Photographs of Burma by KAREN CONNELLY
Photography exhibition, Sep 27-Oct 5th
Pages Books & Magazines, Random House Canada and NOW Magazine invite you to join Karen Connelly as she celebrates the publication of her new novel The Lizard Cage. In the past decade, researching and writing her latest book, author Karen Connelly visited Burma half-a-dozen times and lived on the Thai-Burmese border for two years. Never far from her camera, Connelly was able to candidly capture on film the lives and landscapes of Burmese people, from the market places to their homes. Burma has been ruled by a brutal military dictatorship for over forty years. Appearing throughout The Lizard Cage, Connelly’s photographs present a vivid and moving testimonial to the spirit, hardships and nobility of the Burmese people. Now, Connelly’s images of Burma will be on display at The Gladstone Hotel’s second floor gallery for a limited exhibition leading up to the launch of The Lizard Cage.

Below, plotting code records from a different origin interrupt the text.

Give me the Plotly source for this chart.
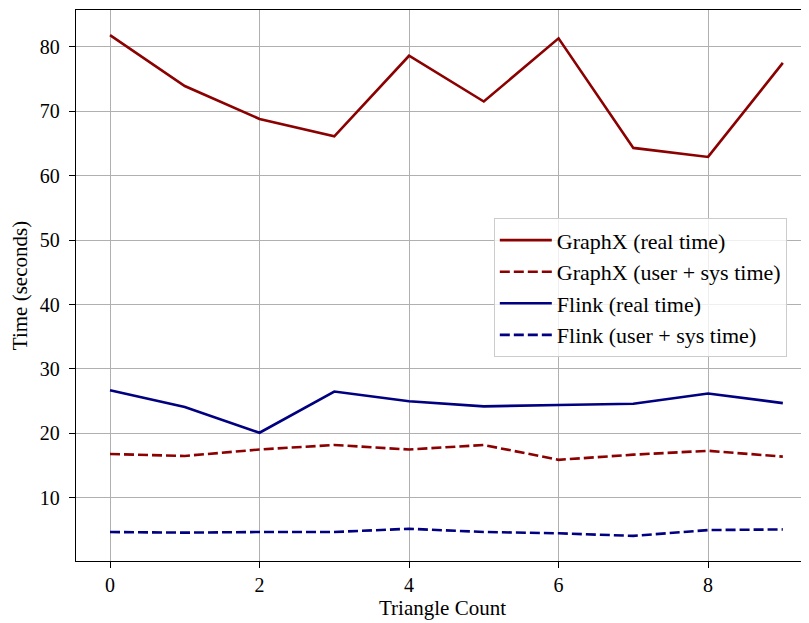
import plotly.graph_objects as go

x_vals = list(range(10))
graphx_real = [81.8, 73.9, 68.8, 66.1, 78.6, 71.5, 81.3, 64.3, 62.9, 77.5]
graphx_user_sys = [16.8, 16.5, 17.5, 18.2, 17.5, 18.2, 15.9, 16.7, 17.3, 16.4]
flink_real = [26.7, 24.1, 20.1, 26.5, 25.0, 24.2, 24.4, 24.6, 26.2, 24.7]
flink_user_sys = [4.7, 4.6, 4.7, 4.7, 5.2, 4.7, 4.5, 4.1, 5.0, 5.1]

series = [
    ("GraphX (real time)", graphx_real, "#8b0000", "solid"),
    ("GraphX (user + sys time)", graphx_user_sys, "#8b0000", "10px,4px"),
    ("Flink (real time)", flink_real, "#000080", "solid"),
    ("Flink (user + sys time)", flink_user_sys, "#000080", "10px,4px"),
]

font_family = "Liberation Serif, DejaVu Serif, serif"

fig = go.Figure()
for name, ys, color, dash in series:
    fig.add_trace(go.Scatter(
        x=x_vals, y=ys, mode="lines", name=name,
        line=dict(color=color, width=2.6, dash=dash),
    ))

# page body adds an 8px margin; figure is sized so the plot lands where the reference has it
fig.update_layout(
    width=801, height=615,
    margin=dict(l=68, r=0, t=2, b=62, autoexpand=False),
    paper_bgcolor="white", plot_bgcolor="white",
    font=dict(family=font_family, size=20, color="black"),
    showlegend=True,
    legend=dict(
        x=0.570, y=0.622, xanchor="left", yanchor="top",
        bgcolor="rgba(255,255,255,0.8)",
        bordercolor="#cccccc", borderwidth=1,
        font=dict(family=font_family, size=22, color="black"),
        tracegroupgap=0, itemwidth=52,
    ),
)

fig.update_xaxes(
    range=[-0.455, 9.35], automargin=False,
    tickmode="array", tickvals=[0, 2, 4, 6, 8], ticktext=["0", "2", "4", "6", "8"],
    showgrid=True, gridcolor="#b0b0b0", gridwidth=1,
    showline=True, linecolor="black", linewidth=1.4, mirror=True,
    ticks="outside", ticklen=6, tickcolor="black", tickwidth=1.2,
    tickfont=dict(size=20),
    zeroline=False,
    title=dict(text="Triangle Count", standoff=4, font=dict(size=21)),
)
fig.update_yaxes(
    range=[0.2, 85.7], automargin=False,
    tickmode="array", tickvals=[10, 20, 30, 40, 50, 60, 70, 80],
    showgrid=True, gridcolor="#b0b0b0", gridwidth=1,
    showline=True, linecolor="black", linewidth=1.4,
    ticks="outside", ticklen=6, tickcolor="black", tickwidth=1.2,
    tickfont=dict(size=20), ticklabelstandoff=5,
    zeroline=False,
    title=dict(text="Time (seconds)", standoff=6, font=dict(size=21)),
)

fig.write_html("out.html")
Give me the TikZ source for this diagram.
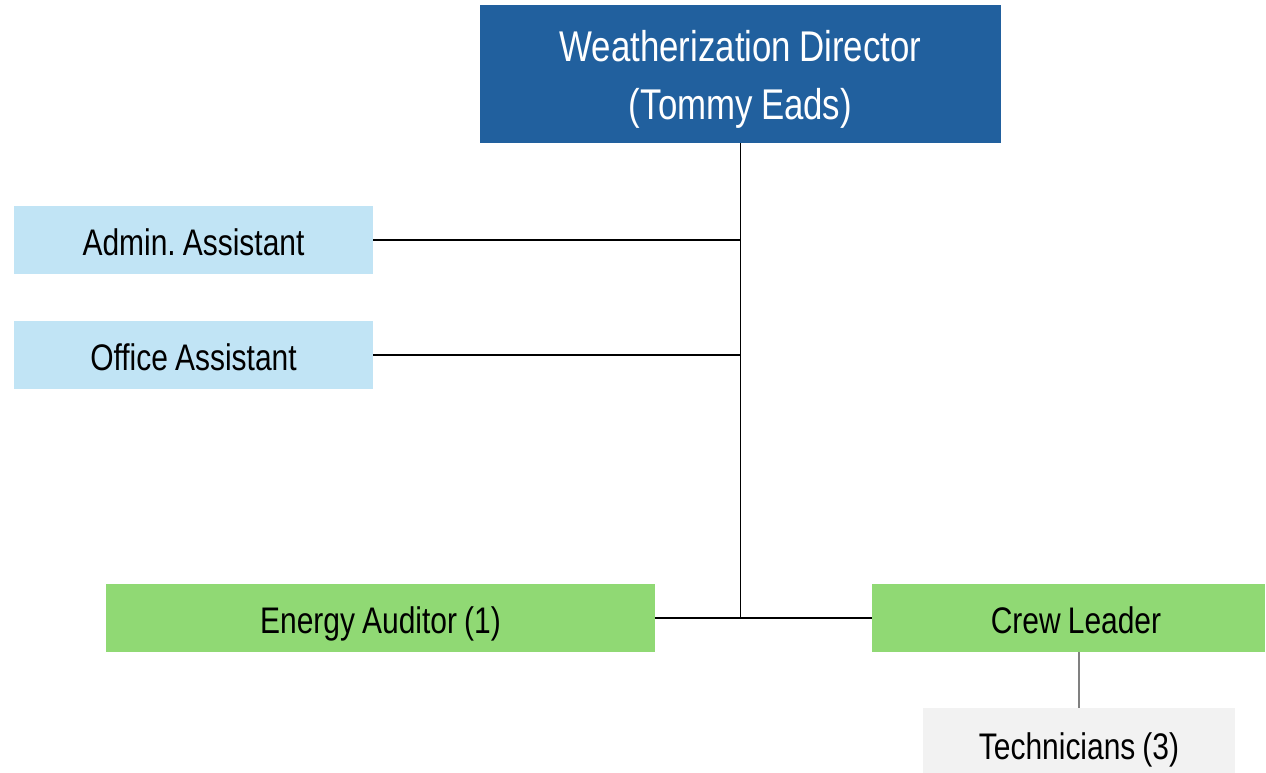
\documentclass[tikz,border=0pt]{standalone}
\usepackage{fontspec}
\setmainfont[FakeStretch=0.81,WordSpace=0.85]{Liberation Sans}
\frenchspacing
\definecolor{dirblue}{RGB}{33,96,158}
\definecolor{lightblue}{RGB}{193,228,245}
\definecolor{lgreen}{RGB}{144,217,116}
\definecolor{lgray}{RGB}{242,242,242}
\begin{document}
\begin{tikzpicture}[x=1pt,y=-1pt,
  box/.style={draw=none,inner sep=0pt,anchor=center,font=\fontsize{37}{44}\selectfont,text=black,text height=31pt,text depth=0pt},
  conn/.style={draw=black,line width=1.1pt},
  subconn/.style={draw=gray,line width=1.5pt}]
\useasboundingbox (0,0) rectangle (1266,772);
\clip (0,0) rectangle (1266,772);
\fill[white] (0,0) rectangle (1266,772);
\node[draw=none,inner sep=0pt,fill=dirblue,minimum width=521pt,minimum height=138pt,
  label={[text=white,align=center,font=\fontsize{43}{58}\selectfont,yshift=-5pt]center:Weatherization Director\\(Tommy Eads)}] (dir) at (740.5,74) {};
\node[box,fill=lightblue,minimum width=359pt,minimum height=68pt] (adm) at (193.5,240) {Admin. Assistant};
\node[box,fill=lightblue,minimum width=359pt,minimum height=68pt] (off) at (193.5,355) {Office Assistant};
\node[box,fill=lgreen,minimum width=549pt,minimum height=68pt] (en) at (380.5,618) {Energy Auditor (1)};
\node[box,fill=lgreen,minimum width=393pt,minimum height=68pt] (cr) at (1068.5,618) {\hspace*{15pt}Crew Leader};
\node[box,fill=lgray,minimum width=312pt,minimum height=72pt] (tech) at (1079,744) {Technicians (3)};
\coordinate (j) at (dir.south |- en.east);
\draw[conn] (dir.south) -- (j);
\draw[conn] (adm.east) -- (adm.east -| dir.south);
\draw[conn] (off.east) -- (off.east -| dir.south);
\draw[conn] (en.east) -- (cr.west);
\draw[subconn] (tech.north) -- (tech.north |- cr.south);
\end{tikzpicture}
\end{document}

Inside his solitary confinement cell, Teza, who once electrified the people of Burma with his protest songs against the dictatorship, now applies his acute intelligence and Buddhist patience to finding meaning in the interminable days. Arrested by the Burmese secret police, cut off from his family for the first seven years of a twenty-year sentence, Teza painstakingly unrolls the newspaper filters of his rationed cheroot cigarettes to seek news of the outside world. But even in isolation, he has a profound influence on the people around him. His integrity and humour inspire the conscience-ridden senior jailer to radical change. His very existence challenges the brutal authority of the junior jailer, perversely nicknamed Handsome. Teza’s most steady human contact, the common criminal Sein Yun, his food server, views him as his ticket out of jail, trying to entice Teza into Handsome’s web. Lastly there’s Little Brother, an orphan who’s grown up inside the jail, imprisoned by his own deprivation. Teza and the boy are prisoners of different orders, but their extraordinary friendship frees both of them in utterly surprising ways. Overturning our expectations, Karen Connelly presents us with a world that celebrates human spirit, and spirit itself, in the midst of injustice and trauma.
Karen Connelly’s first book of poetry, The Small Words in My Body, won the Pat Lowther Award. Her first book of prose, Touch the Dragon: A Thai Journal—an account of the year she spent in Thailand at seventeen—won the Governor General’s Literary Award for Nonfiction in 1993; at twenty-four, she was the youngest writer ever to win that prize. The Lizard Cage, which will be published by Nan A. Talese/Doubleday in the United States, is set in Burma, a country that has fascinated Connelly for a decade. She is currently working on a book of essays set in the refugee camps and among the rebel armies along the Burmese-Thai border. She makes her home in Toronto.